Mainz. (fcg) Die Landesregierung hat am 1. Januar ein "betriebsrätliches Schnell-Informationssystem" installiert. Seitdem sind Betriebsräte aufgefordert, wöchentlich einen Fragebogen auszufüllen und der gewerkschaftsnahen TBS gGmbH zu schicken. Darin würden unter Nennung des Betriebsnamens "auch so sensible Daten wie die Entwicklung der Auftragslage, Finanzprobleme des Unternehmens, die innerbetriebliche Arbeitsorganisation oder ein eventueller Personalabbau abgefragt", moniert Herbert Mertin, FDP-Fraktionschef. Die Landesregierung bekomme die Daten dann in anonymisierter Form. Bis Ende Juni seien 35 100 Datensätze von 195 Betrieben im Land erhoben worden. Das habe Arbeitsministerin Malu Dreyer (SPD) in der Antwort auf eine Große Anfrage mitgeteilt. Die Landesregierung bezuschusse das Projekt mit 323 000 Euro.

FDP-Chef Mertin sieht Sozialpartnerschaft bedroht



Die Liberalen kritisieren vor allem, dass die Abfrage "hintenrum" über die Betriebsräte geschehe. Wenn die Landesregierung bei der Bewältigung der Finanzkrise schneller Daten benötige, was durchaus nachvollziehbar sei, "dann muss sie sich an die Unternehmen wenden", fordert Herbert Mertin. Das Vorgehen drohe "die Sozialpartnerschaft zwischen Arbeitgebern und Betriebsräten sowie zwischen Gewerkschaften und Arbeitgeberverbänden nachhaltig zu beschädigen". Die Regierung verletze ihre Neutralitätspflicht bei Arbeitskämpfen, denn die Gewerkschaften könnten das erworbene Wissen gezielt bei Streiks einsetzen. Mertin fordert deshalb die Einstellung des Projektes.

Drastischer formuliert Alexander Licht, wirtschaftspolitischer Sprecher der CDU: "Die Landesregierung muss das Spitzelprojekt sofort stoppen." Betriebsräte würden "für eine Aufgabe missbraucht, die auch unter datenschutzrechtlichen Aspekten höchst problematisch ist".
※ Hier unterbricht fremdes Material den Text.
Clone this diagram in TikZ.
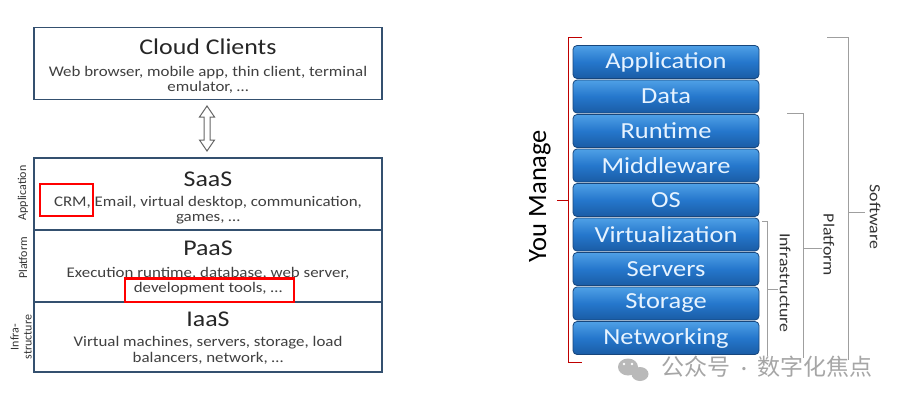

Die Arbeitsgemeinschaft der Industrie- und Handelskammern lehnt das Projekt rundweg ab. Dort herrscht ebenso wie bei der LVU Verwunderung, dass man vorab weder gefragt noch informiert wurde. IHK-Sprecher Arne Rössel aus Trier findet deutliche Worte: "Wir halten eine derartige Projektvergabe für geeignet, großes Misstrauen zu erzeugen. Misstrauen in den betroffenen Unternehmen, deren Geschäftsleitungen häufig gar nicht davon Kenntnis haben, dass sie auf diesem Weg ausspioniert wurden."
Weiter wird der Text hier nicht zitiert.